*RAW DATA:*
— BEGIN —

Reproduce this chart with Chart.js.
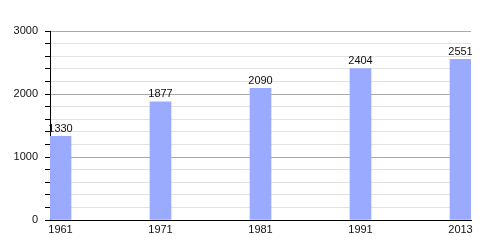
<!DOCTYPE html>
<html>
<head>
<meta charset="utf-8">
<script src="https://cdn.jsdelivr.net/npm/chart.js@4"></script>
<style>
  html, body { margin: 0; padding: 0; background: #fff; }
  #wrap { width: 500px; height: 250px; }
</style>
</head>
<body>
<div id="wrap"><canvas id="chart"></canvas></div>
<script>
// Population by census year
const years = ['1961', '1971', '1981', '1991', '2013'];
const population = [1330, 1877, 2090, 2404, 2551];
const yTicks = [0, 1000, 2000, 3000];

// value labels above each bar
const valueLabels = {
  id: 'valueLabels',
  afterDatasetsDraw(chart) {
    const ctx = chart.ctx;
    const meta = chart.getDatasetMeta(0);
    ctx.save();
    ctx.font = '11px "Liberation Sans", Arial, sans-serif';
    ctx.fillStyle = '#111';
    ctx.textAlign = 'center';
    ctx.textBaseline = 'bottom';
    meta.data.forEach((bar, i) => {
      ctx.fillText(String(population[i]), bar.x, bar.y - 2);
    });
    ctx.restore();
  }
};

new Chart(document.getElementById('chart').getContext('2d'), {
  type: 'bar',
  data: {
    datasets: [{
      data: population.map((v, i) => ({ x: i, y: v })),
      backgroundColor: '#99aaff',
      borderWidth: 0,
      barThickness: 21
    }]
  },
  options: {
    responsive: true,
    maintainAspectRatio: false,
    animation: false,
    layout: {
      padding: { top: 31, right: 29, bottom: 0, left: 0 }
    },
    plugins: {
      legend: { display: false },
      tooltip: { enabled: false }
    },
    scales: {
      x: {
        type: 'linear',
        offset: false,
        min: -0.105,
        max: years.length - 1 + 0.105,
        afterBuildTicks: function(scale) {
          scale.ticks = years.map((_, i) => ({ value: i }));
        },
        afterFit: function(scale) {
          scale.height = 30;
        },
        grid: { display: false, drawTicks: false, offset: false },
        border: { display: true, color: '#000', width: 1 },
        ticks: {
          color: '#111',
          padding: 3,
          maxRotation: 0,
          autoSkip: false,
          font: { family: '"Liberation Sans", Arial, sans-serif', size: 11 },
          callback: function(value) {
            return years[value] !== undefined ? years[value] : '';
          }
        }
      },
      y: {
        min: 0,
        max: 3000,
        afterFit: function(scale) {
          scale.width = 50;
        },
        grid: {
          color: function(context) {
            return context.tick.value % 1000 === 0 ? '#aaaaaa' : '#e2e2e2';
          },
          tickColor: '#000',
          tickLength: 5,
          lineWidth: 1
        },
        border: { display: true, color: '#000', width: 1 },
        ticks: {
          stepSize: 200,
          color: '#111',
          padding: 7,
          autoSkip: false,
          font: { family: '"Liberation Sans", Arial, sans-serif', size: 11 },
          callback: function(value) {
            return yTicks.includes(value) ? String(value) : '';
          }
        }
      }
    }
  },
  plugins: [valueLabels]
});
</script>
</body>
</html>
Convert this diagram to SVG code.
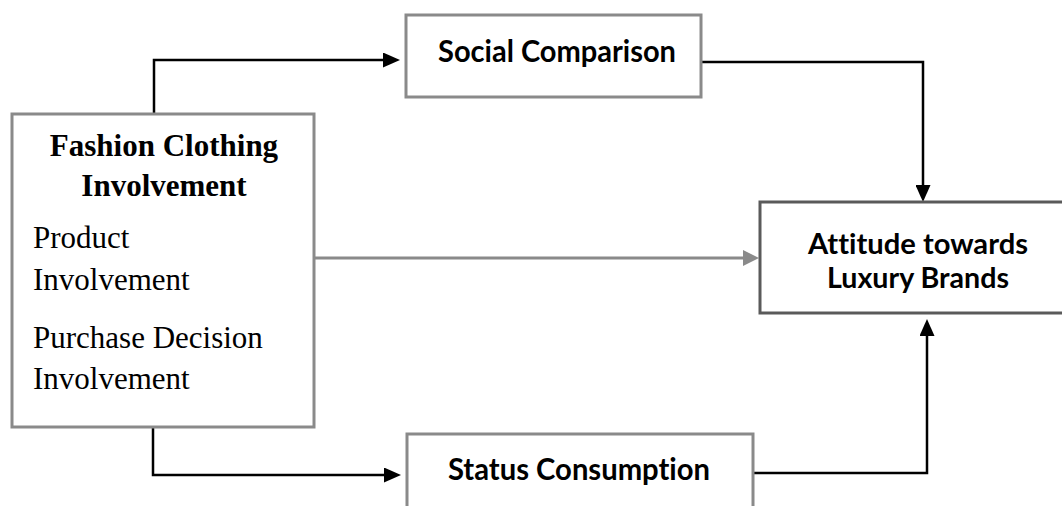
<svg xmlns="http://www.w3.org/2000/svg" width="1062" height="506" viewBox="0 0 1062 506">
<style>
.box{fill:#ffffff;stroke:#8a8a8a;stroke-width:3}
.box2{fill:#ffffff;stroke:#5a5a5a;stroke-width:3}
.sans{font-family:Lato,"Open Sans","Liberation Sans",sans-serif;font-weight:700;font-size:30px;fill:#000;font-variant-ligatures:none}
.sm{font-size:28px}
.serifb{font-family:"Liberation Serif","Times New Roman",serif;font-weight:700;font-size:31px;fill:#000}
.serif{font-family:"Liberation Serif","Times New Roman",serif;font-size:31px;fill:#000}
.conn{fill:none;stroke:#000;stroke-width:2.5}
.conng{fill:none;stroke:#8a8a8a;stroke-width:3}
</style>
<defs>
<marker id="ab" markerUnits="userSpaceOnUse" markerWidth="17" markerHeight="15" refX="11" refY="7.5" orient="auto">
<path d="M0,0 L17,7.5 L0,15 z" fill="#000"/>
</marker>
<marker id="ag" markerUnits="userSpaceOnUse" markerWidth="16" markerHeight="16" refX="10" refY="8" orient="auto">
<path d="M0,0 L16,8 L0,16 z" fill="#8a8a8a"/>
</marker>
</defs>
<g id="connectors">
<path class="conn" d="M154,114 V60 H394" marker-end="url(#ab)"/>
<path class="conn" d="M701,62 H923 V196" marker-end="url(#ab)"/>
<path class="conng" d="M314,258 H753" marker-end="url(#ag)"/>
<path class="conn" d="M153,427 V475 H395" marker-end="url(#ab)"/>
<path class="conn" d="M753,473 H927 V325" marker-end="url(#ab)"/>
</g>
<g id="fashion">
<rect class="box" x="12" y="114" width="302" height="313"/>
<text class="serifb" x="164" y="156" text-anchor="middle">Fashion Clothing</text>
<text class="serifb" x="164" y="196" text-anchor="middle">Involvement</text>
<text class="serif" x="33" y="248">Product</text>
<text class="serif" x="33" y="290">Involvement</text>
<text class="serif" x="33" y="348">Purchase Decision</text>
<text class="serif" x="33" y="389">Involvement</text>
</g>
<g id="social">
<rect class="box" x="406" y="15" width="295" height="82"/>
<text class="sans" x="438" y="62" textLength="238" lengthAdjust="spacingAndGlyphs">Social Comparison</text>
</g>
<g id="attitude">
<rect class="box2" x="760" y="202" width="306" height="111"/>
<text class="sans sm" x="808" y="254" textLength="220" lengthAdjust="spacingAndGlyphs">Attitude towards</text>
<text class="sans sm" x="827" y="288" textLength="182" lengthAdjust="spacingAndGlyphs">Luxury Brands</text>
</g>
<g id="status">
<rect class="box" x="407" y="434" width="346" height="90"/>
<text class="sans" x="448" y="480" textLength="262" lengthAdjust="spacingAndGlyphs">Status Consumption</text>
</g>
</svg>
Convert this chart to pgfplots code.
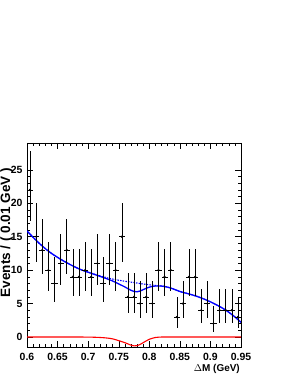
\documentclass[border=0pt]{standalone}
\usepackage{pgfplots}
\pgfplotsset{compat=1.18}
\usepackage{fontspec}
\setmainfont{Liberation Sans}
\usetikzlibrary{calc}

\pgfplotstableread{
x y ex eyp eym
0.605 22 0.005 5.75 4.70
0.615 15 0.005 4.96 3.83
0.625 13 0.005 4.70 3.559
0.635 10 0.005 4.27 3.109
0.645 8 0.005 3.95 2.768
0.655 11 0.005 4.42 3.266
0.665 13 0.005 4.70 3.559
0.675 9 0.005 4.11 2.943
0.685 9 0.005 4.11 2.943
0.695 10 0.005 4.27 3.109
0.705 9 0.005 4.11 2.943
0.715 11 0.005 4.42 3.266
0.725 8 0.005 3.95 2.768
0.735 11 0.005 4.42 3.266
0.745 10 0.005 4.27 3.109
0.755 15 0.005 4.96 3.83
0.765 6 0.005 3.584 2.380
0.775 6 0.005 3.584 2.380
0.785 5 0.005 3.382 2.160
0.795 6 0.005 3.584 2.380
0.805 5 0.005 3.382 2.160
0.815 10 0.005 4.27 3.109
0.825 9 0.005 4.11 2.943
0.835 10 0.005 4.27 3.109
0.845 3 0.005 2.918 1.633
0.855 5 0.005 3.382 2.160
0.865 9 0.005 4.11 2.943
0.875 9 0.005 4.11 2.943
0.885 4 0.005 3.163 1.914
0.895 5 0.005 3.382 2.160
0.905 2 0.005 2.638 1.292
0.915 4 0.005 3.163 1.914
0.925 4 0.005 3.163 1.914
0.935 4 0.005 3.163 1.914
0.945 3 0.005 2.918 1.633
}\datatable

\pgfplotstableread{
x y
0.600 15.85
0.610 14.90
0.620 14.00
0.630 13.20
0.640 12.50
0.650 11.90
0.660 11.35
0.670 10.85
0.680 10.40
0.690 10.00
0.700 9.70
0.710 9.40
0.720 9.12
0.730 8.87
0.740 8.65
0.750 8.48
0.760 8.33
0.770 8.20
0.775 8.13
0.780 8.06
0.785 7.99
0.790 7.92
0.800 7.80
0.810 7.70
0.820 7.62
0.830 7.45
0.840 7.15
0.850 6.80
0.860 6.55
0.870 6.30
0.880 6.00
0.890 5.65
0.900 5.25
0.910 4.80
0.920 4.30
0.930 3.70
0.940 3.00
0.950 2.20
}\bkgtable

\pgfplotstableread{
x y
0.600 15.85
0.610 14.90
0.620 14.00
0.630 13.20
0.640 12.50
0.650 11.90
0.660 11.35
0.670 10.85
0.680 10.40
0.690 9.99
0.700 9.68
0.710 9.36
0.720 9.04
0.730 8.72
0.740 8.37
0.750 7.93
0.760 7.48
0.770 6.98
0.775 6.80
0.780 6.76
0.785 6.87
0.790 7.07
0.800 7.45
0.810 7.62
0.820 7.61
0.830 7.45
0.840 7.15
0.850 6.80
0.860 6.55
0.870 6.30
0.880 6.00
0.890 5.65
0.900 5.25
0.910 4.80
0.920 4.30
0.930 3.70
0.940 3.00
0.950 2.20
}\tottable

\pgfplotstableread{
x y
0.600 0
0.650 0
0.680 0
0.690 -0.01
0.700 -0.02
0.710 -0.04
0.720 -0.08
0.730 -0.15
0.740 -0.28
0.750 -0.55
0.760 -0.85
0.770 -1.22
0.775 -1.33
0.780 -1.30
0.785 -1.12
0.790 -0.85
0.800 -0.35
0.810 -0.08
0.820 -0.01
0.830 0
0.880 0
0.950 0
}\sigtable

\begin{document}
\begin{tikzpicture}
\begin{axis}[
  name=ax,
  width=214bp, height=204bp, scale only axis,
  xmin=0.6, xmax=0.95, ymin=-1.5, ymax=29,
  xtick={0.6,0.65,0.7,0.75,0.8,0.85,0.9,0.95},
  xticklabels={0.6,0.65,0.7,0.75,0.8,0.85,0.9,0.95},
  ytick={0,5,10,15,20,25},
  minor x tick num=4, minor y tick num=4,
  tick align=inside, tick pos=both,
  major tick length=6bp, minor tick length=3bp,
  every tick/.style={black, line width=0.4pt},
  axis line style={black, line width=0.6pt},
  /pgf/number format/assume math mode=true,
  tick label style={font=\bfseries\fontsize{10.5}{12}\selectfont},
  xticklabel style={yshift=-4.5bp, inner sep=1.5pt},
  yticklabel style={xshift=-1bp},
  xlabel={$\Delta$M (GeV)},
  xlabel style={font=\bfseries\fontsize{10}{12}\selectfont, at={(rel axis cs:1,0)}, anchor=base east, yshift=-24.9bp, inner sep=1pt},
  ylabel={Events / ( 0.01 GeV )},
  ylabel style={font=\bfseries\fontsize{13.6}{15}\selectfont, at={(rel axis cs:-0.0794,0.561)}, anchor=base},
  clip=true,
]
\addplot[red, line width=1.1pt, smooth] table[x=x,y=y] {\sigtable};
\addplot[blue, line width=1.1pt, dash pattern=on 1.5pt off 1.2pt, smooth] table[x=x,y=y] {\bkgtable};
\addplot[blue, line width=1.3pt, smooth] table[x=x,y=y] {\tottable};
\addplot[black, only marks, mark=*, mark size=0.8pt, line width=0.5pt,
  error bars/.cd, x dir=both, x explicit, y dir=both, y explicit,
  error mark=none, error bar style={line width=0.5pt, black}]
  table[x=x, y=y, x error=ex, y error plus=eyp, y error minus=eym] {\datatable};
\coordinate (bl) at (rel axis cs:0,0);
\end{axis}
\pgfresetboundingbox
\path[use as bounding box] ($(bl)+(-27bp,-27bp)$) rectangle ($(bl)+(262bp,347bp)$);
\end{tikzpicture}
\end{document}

— END —
— BEGIN —

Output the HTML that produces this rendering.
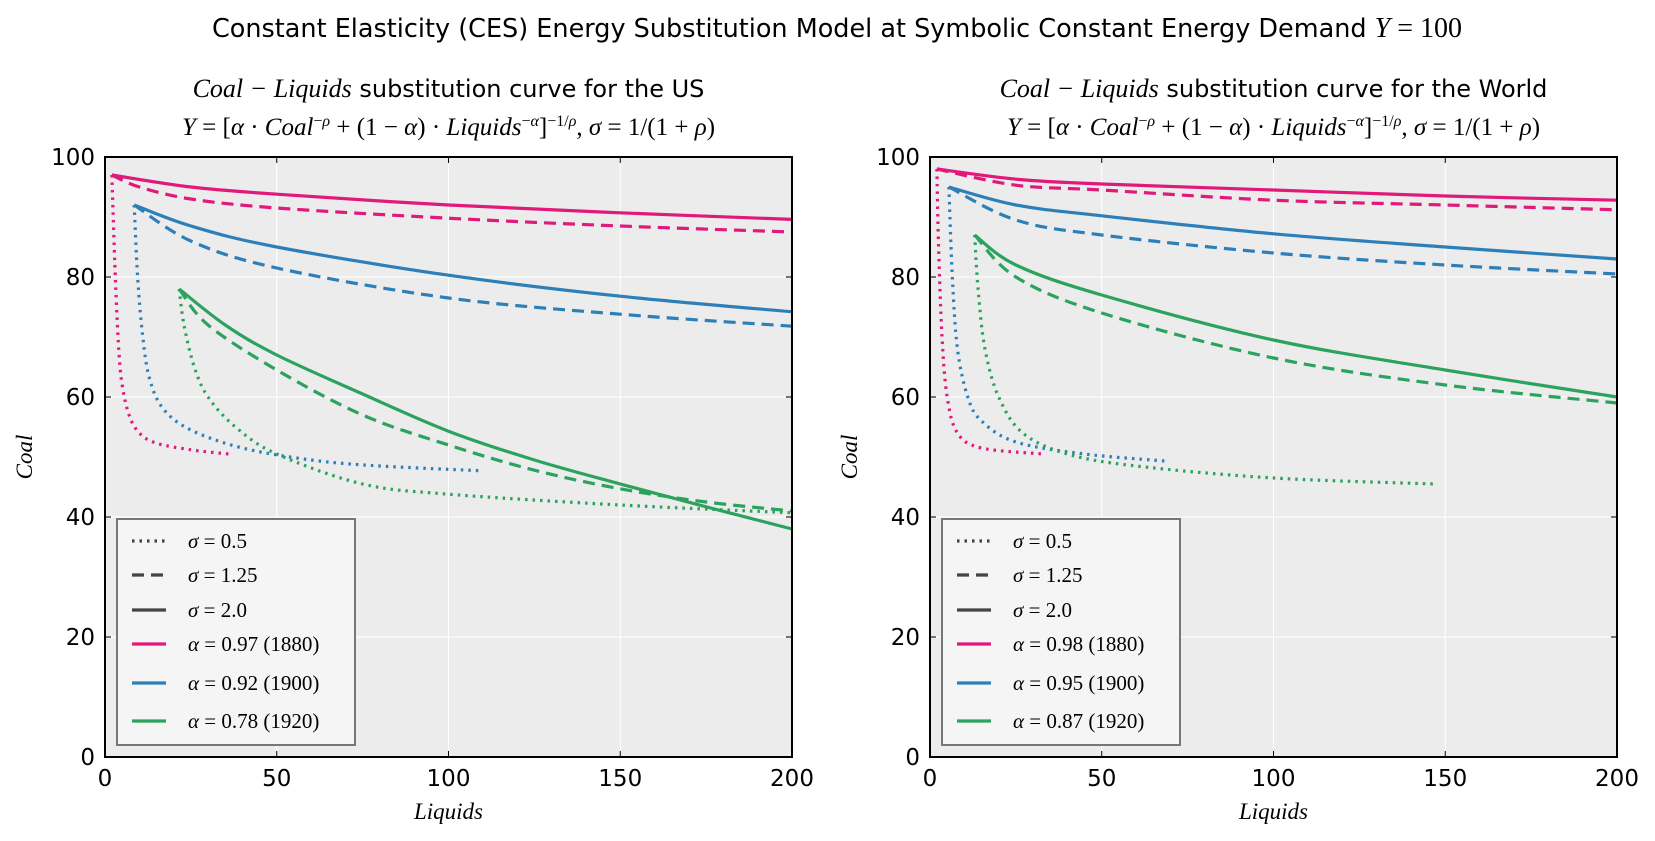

— END —

*YOUR TASK:* Among the entries above, how many lines hold the string "code"? Give the number by itself.

*REPLY TO THE EXERCISE:* 2